Heavy Equipment Transport from Oregon

    Oregon is a state in the Pacific Northwest region on the West Coast of the United States. The Columbia River delineates much of Oregon's northern boundary with Washington, while the Snake River delineates much of its eastern boundary with Idaho. The parallel 42° north delineates the southern boundary with California and Nevada. Oregon is one of only three states of the contiguous United States to have a coastline on the Pacific Ocean.

      Oregon is one of the most geographically diverse states in the U.S., marked by volcanoes, abundant bodies of water, dense evergreen and mixed forests, as well as high deserts and semi-arid shrublands. At 11,249 feet (3,429 m), Mount Hood, a stratovolcano, is the state's highest point. Oregon's only national park, Crater Lake National Park, comprises the caldera surrounding Crater Lake, the deepest lake in the United States.

     The state highway system consists of about 8,000 miles (13,000 km) of state highways (roadways owned and maintained by ODOT), with about 7,400 miles (12,000 km) when minor connections and frontage roads are removed. This is about 9% of the total road mileage in the state, including Oregon's portion of the Interstate Highway System (729.57 mi/1,174.13 km) and many other highways ranging from statewide to local importance. Transfers of highways between the state and county or local maintenance require the approval of the Oregon Transportation Commission (OTC), a five-member governor-appointed authority that meets monthly.  These transfers often result in discontinuous highways, where a local government maintains part or all of a main road within its boundaries.

      Two separate numbering systems are used; routes (e.g. Interstate 84, U.S. Route 26, and Oregon Route 140) are those used by the general public, and their shields are posted on guide signs and maps. These comprise the Interstate highways, U.S. Routes, and Oregon Routes (e.g. OR 201). Highways, on the other hand, are used internally by ODOT; they are named and numbered (e.g. Pacific Highway No. 1, Willamette Highway No. 18). The two systems, while largely overlapping, are not congruent. Many routes are signed on streets which are maintained by counties and cities, and thus are not part of the state highway system at all, e.g. OR 8, whose eastern- and westernmost portions, Canyon Road and Gales Creek Road, are not actually state highways. On the other hand, some state highways are not signed as routes at all; Beaverton-Tualatin Highway No. 141 has an official route designation (OR 141), but remains entirely unsigned. Signed routes may comprise several highways; for instance, OR 47 is overlaid on Mist-Clatskanie Hwy No. 110, Nehalem Hwy No. 102, and Tualatin Valley Highway No. 29. Likewise, highways may consist of several routes; Tualatin Valley Hwy No. 29 comprises parts of OR 8 and OR 47. Every highway is fully state-maintained, and every route is at least partially state-maintained.

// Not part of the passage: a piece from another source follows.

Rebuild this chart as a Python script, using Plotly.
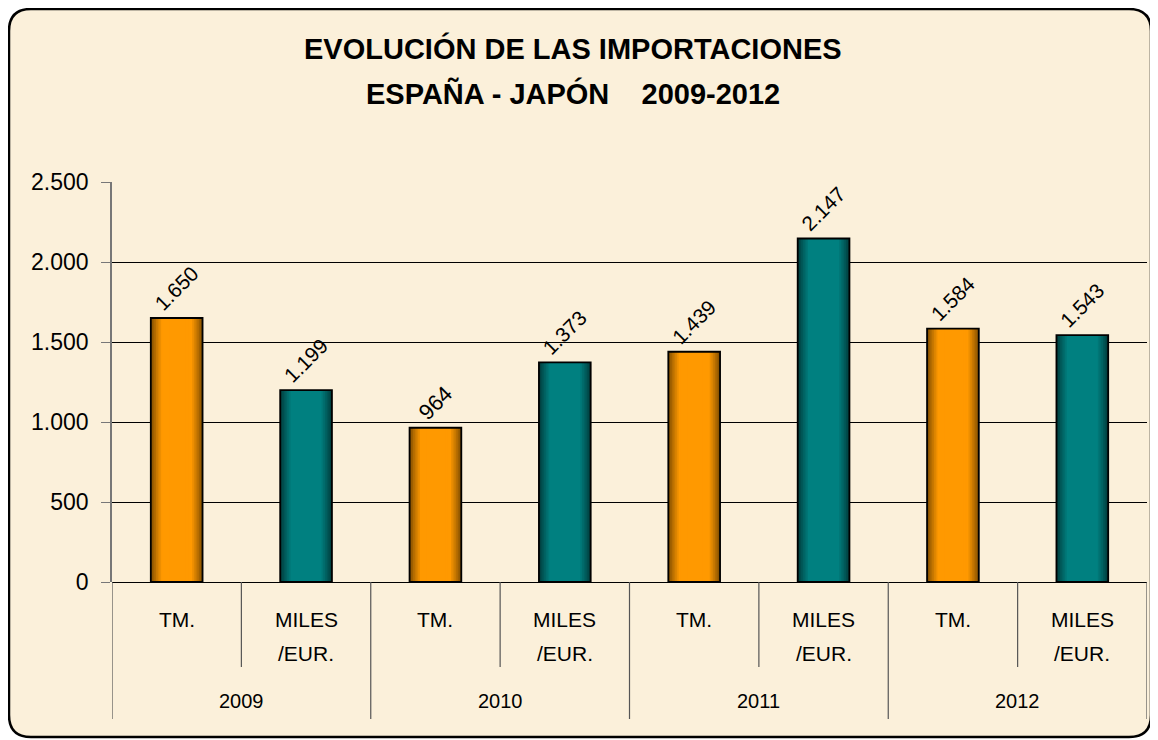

      The OTC designates the paths of these routes as they follow state highways and local roads; any U.S. Route or Interstate numbers must also be approved by the American Association of State Highway and Transportation Officials (AASHTO). Route signs are maintained by the same agency as the roads they are posted along. If a local government maintains a numbered route, it signs an agreement with the state to keep the signs posted, thus keeping a continuous route for the benefit of travelers.